Roku has tested three new ad formats and found them to have 57% higher brand recall than typical spots.

Roku tested new ad format 'Watch Along'

Roku tested new ad format 'Watch Along' / Roku

An incredible 94% of TV viewers would be less inclined to avoid commercials if there were changes to the types of ads they were shown.

A Roku report – Beyond the :30 on Streaming TV – surveyed 1,316 viewers and uncovered how 66% of 18-34-year-olds would avoid ads less if they were more entertaining, while 53% said they would stay tuned through an ad break if the commercial was less like a typical 30-second spot.

The ad-funded streamer, in collaboration with media insights firm Magna, then tested three new ad formats and found them to have 57% higher brand recall than traditional 30-second TV spots.

Roku and Magna exposed audiences to different ads from the likes of T-Mobile, Subaru and Tonal. The research looked at how the ads performed against key brand metrics and KPIs.

First, the companies tested short-form branded content with the advertiser’s logo attached, which is then played out next to relevant content.

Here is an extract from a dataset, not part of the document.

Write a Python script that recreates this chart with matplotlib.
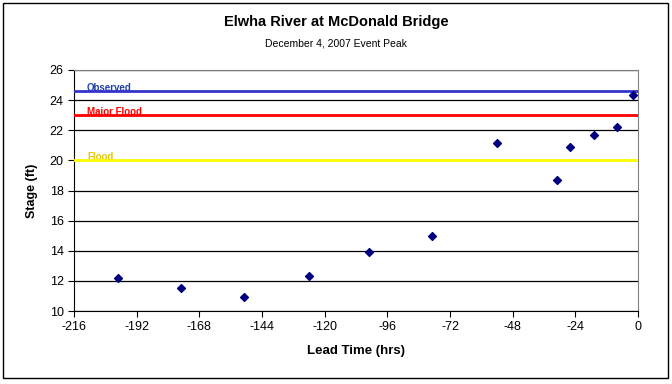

One example was, in summer, a video featuring hydration tips brought to you by Evian Water. Roku terms these ‘Thematic Tagged Vignettes’.

When exposed to Thematic Tagged Vignettes, 65% of viewers said they learned something new, compared with 43% for traditional TV ads, while 77% reported this new ad format to be helpful – higher than the 50% who found traditional ads helpful. Roku’s research also recorded a 9% higher search intent for this style of ad, again when compared with a traditional TV ad.

Roku ad formats report

Roku and Magna then tested trailers for Roku Originals sponsored by a brand – for example, to promote shows like The Andy Cohen Diaries or Anna Kendrick Dummy, the brand logo is attached to the trailer. Audiences were measured on their intent to purchase after seeing the trailer and 10% claimed they would buy from the advertiser compared with 3% for an ordinary ad.

The final ad format, termed ‘Watch Along’, is a hosted short-form content series that runs in the ad break of a movie presented by a brand. This style of ad has a recall rate of 66% compared with 39% for traditional ads. One audience member said: “[The ad] kept me tuned in, unlike other commercials.” Another noted: “The videos were really engaging and interesting.”

The report concluded that ads are necessary to support free TV and movies, but adapting the standard format would improve the viewer experience. “Marketers should lean into new ad formats that create a more valuable and enjoyable experience for maximum impact,” the report claims.